La modification la plus significative et porteuse de changement résulte paradoxalement d'une modification de pure forme tenant au déplacement du contenu de l'article L. 814-6 à l'article L. 662-2-1. En effet, ce changement de place démontre la volonté de mettre fin aux contradictions entre le mode de rémunération des mandataires de justice et la protection des intérêts des entreprises recherchée par les procédures collectives . En conséquence, il est proposé d'abroger l'article L. 814-6 et de remplacer les renvois à cet article dans divers articles relatifs au statut des mandataires de justice par un renvoi au nouvel article L. 662-2-1 (articles L. 811-1, L. 812-1, L. 814-7 et L. 958-1).
Votre rapporteur interprète cette démarche comme un premier pas vers une remise à plat du tarif. Il paraît indispensable que les pouvoirs publics engagent un travail de concertation avec les professionnels concernés, les magistrats consulaires et les autres acteurs de la procédure pour proposer une réforme consensuelle et respectueuse du droit des procédures collectives.
Le ministère de la justice a indiqué à votre rapporteur sa volonté de poursuivre cet effort en vue de rendre le tarif des mandataires judiciaires plus juste et plus vertueux . Les règles pourraient être simplifiées . En outre, le Gouvernement a annoncé son intention de définir un seuil au-delà duquel les rémunérations proportionnelles seraient supprimées et remplacées par une taxe fixée par le juge. De plus, la stricte séparation en deux missions distinctes de celle de commissaire à l'exécution du plan de cession, revenant essentiellement aux administrateurs, devrait permettre de mettre un terme à certaines rémunérations mal définies et source de nombreux excès. En contrepartie, la rémunération des administrateurs judiciaires devrait être valorisée lorsqu'un plan de sauvegarde ou de redressement aura été obtenu.
Le Gouvernement a fait des efforts significatifs pour accroître le contrôle de la tarification, ce dont votre commission ne peut que se féliciter.
Elle vous soumet un amendement pour déplacer le contenu de cet article pour le faire figurer au sein d'un chapitre dédié aux frais de procédure sous l'article L. 663-2 413 ( * ) .
En conséquence, elle vous propose de supprimer l'article 176 bis .
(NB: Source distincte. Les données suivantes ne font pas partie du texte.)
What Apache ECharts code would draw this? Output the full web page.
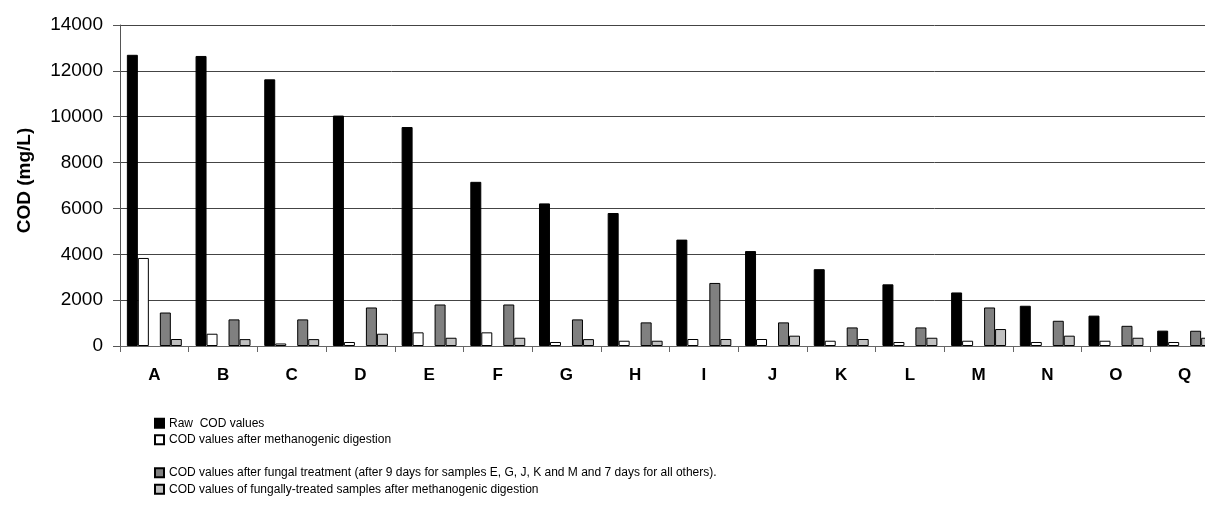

* 408 Rapport d'enquête sur l'organisation et le fonctionnement des tribunaux de commerce élaboré conjointement par l'inspection générale des finances et l'inspection générale des services judiciaires - juillet 1998.
* 409 Rapport n° 180 (Sénat, 2001-2002) de M. Jean-Jacques Hyest.
* 410 Débats du 21 février 2002, JO Sénat du 22 février 2002, p. 1757.
* 411 Une révision urgente du tarif rendait nécessaire le défraiement des procédures impécunieuses qui représentait environ 40 % des dossiers avant l'adoption de la loi de 2003.
* 412 Voir supra, le commentaire de l'article 20 du projet de loi.
* 413 Voir l'article additionnel après l'article 178.